Essa mudança de elenco é um frescor. Acontece que muda muito, só que a história continua a mesma, mas com a contribuição de cada um. Cada um vai inserindo um pouco na peça: sua personalidade, sua leitura, sua interpretação, seu entendimento daquilo, e aquilo vai mudando, seu temperamento, a maneira como você pensa a cena, a sua energia, ela muda toda a leitura de uma peça. E aí a peça se mantém em sua integridade, mas vai ganhando outros contornos, e isso também é interessante.

Seis anos de peça, e um livro já até foi lançado. Qual o futuro de “Tom na fazenda”?
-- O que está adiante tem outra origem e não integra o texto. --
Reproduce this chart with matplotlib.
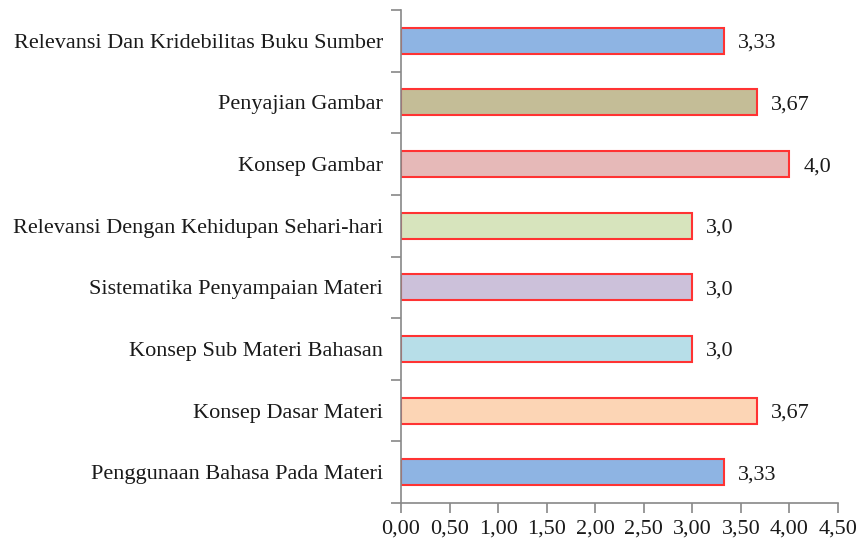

A gente ainda está no meio do caminho, tem muita coisa para fazer. E muita coisa que eu não faço ideia ainda do que vai acontecer de fato. Mas é o meio. A gente está no meio de uma história. E o que eu acho mais importante de ser dito é que o que está acontecendo com esse espetáculo, e que vai para além de nossa vaidade, é o teatro brasileiro que está sendo falado. A gente está defendendo o melhor do teatro brasileiro. Viajar com essa peça, levar essa peça para além-mar, é defender o que a gente faz de melhor no nosso país. E que bom que aconteceu com a gente, porque eu estou adorando essa aventura. Mas é um marco histórico do teatro brasileiro. Isso é um fato.